§ Directions for this task:
Print the material below exactly as it stands, please, from its first line to the line holding "minimum width=148.5pt, minimum", with no pictures.

§ Data shown:
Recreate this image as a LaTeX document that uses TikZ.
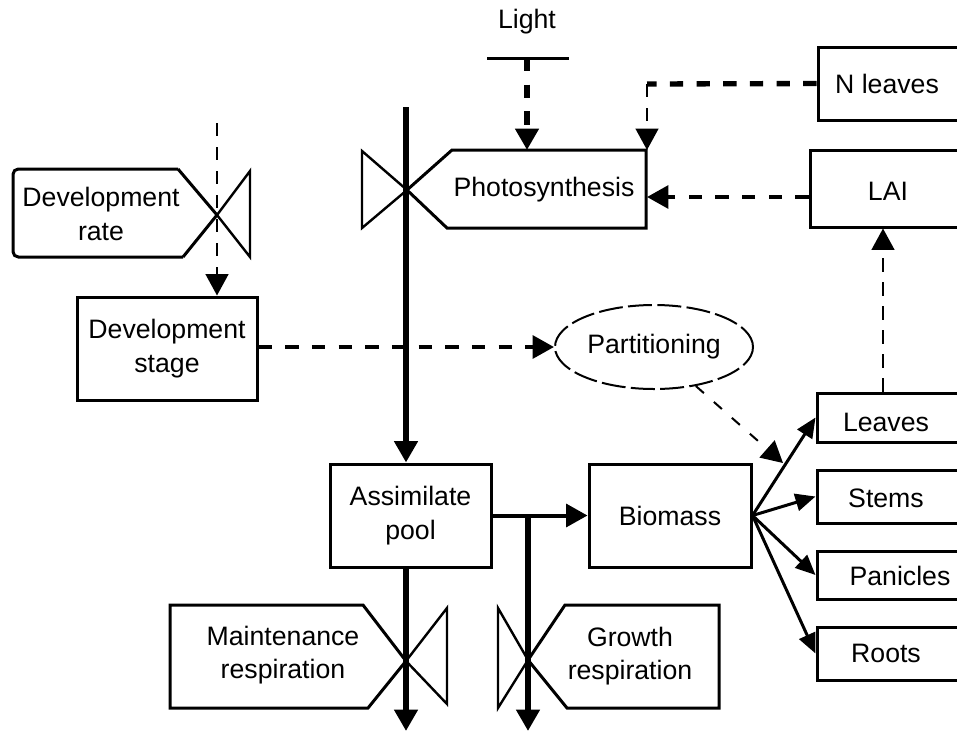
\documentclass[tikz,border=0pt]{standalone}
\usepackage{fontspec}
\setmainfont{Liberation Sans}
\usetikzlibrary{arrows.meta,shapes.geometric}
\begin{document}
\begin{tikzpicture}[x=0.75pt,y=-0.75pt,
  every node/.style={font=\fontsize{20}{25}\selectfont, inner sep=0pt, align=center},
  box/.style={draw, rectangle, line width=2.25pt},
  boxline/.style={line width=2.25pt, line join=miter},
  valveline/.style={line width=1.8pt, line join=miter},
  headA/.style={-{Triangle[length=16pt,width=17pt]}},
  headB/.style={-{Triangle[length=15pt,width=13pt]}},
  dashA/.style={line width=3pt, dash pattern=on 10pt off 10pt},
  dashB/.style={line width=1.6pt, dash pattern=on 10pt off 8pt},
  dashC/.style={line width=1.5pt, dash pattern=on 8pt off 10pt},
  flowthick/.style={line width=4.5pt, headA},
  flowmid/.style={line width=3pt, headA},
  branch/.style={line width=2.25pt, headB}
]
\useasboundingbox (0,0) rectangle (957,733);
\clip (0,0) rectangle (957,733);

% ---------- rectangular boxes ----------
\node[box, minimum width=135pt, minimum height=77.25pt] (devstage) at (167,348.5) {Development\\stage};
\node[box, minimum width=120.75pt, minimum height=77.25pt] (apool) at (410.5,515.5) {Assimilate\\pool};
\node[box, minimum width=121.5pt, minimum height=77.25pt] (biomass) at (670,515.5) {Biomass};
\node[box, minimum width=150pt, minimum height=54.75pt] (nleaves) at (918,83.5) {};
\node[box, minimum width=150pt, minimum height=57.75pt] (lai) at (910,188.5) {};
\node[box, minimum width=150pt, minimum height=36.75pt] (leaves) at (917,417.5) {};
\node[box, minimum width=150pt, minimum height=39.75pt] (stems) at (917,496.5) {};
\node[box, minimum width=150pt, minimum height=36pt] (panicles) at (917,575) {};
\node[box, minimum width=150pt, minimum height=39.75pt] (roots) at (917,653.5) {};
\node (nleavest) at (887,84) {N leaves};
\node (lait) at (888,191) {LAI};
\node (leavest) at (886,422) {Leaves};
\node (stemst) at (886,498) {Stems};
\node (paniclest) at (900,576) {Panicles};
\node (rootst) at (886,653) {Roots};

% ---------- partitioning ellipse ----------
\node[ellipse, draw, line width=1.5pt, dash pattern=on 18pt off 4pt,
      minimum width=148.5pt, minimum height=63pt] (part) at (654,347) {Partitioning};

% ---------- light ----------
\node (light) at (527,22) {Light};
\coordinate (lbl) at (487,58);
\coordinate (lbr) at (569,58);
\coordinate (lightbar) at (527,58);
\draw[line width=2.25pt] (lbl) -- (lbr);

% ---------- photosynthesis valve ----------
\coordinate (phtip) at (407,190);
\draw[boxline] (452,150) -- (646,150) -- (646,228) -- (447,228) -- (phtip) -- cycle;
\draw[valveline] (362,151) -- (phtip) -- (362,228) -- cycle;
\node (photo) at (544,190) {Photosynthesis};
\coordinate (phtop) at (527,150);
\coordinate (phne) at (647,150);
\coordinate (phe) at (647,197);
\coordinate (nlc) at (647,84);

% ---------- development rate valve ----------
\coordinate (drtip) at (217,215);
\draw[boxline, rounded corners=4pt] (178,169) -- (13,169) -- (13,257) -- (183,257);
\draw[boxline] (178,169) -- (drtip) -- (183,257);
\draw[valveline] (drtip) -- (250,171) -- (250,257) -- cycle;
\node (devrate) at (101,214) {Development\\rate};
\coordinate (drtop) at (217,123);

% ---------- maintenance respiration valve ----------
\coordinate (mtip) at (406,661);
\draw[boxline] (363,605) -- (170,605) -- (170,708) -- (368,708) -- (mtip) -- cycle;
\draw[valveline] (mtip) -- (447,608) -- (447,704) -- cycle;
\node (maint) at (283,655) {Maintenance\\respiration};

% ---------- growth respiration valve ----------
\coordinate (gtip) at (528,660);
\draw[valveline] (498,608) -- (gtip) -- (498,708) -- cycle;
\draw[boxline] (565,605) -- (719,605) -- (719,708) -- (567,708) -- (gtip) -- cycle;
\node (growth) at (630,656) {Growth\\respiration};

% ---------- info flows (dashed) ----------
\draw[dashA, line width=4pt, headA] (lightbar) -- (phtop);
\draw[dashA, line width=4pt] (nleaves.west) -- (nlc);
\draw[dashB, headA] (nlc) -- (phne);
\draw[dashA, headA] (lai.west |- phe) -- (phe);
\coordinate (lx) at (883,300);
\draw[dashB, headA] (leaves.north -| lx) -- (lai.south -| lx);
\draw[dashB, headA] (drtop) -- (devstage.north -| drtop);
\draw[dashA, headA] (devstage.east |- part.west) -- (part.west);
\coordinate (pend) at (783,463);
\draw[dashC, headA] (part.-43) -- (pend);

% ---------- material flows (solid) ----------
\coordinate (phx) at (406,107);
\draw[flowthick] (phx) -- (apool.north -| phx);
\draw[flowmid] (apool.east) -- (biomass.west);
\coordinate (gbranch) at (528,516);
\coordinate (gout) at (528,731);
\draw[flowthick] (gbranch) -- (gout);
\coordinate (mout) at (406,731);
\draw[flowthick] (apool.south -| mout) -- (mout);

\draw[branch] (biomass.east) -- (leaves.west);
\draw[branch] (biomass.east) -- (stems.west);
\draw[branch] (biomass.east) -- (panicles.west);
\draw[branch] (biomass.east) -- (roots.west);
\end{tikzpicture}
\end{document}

§ Result for this exercise:
Recreate this image as a LaTeX document that uses TikZ.
\documentclass[tikz,border=0pt]{standalone}
\usepackage{fontspec}
\setmainfont{Liberation Sans}
\usetikzlibrary{arrows.meta,shapes.geometric}
\begin{document}
\begin{tikzpicture}[x=0.75pt,y=-0.75pt,
  every node/.style={font=\fontsize{20}{25}\selectfont, inner sep=0pt, align=center},
  box/.style={draw, rectangle, line width=2.25pt},
  boxline/.style={line width=2.25pt, line join=miter},
  valveline/.style={line width=1.8pt, line join=miter},
  headA/.style={-{Triangle[length=16pt,width=17pt]}},
  headB/.style={-{Triangle[length=15pt,width=13pt]}},
  dashA/.style={line width=3pt, dash pattern=on 10pt off 10pt},
  dashB/.style={line width=1.6pt, dash pattern=on 10pt off 8pt},
  dashC/.style={line width=1.5pt, dash pattern=on 8pt off 10pt},
  flowthick/.style={line width=4.5pt, headA},
  flowmid/.style={line width=3pt, headA},
  branch/.style={line width=2.25pt, headB}
]
\useasboundingbox (0,0) rectangle (957,733);
\clip (0,0) rectangle (957,733);

% ---------- rectangular boxes ----------
\node[box, minimum width=135pt, minimum height=77.25pt] (devstage) at (167,348.5) {Development\\stage};
\node[box, minimum width=120.75pt, minimum height=77.25pt] (apool) at (410.5,515.5) {Assimilate\\pool};
\node[box, minimum width=121.5pt, minimum height=77.25pt] (biomass) at (670,515.5) {Biomass};
\node[box, minimum width=150pt, minimum height=54.75pt] (nleaves) at (918,83.5) {};
\node[box, minimum width=150pt, minimum height=57.75pt] (lai) at (910,188.5) {};
\node[box, minimum width=150pt, minimum height=36.75pt] (leaves) at (917,417.5) {};
\node[box, minimum width=150pt, minimum height=39.75pt] (stems) at (917,496.5) {};
\node[box, minimum width=150pt, minimum height=36pt] (panicles) at (917,575) {};
\node[box, minimum width=150pt, minimum height=39.75pt] (roots) at (917,653.5) {};
\node (nleavest) at (887,84) {N leaves};
\node (lait) at (888,191) {LAI};
\node (leavest) at (886,422) {Leaves};
\node (stemst) at (886,498) {Stems};
\node (paniclest) at (900,576) {Panicles};
\node (rootst) at (886,653) {Roots};

% ---------- partitioning ellipse ----------
\node[ellipse, draw, line width=1.5pt, dash pattern=on 18pt off 4pt,
      minimum width=148.5pt, minimum height=63pt] (part) at (654,347) {Partitioning};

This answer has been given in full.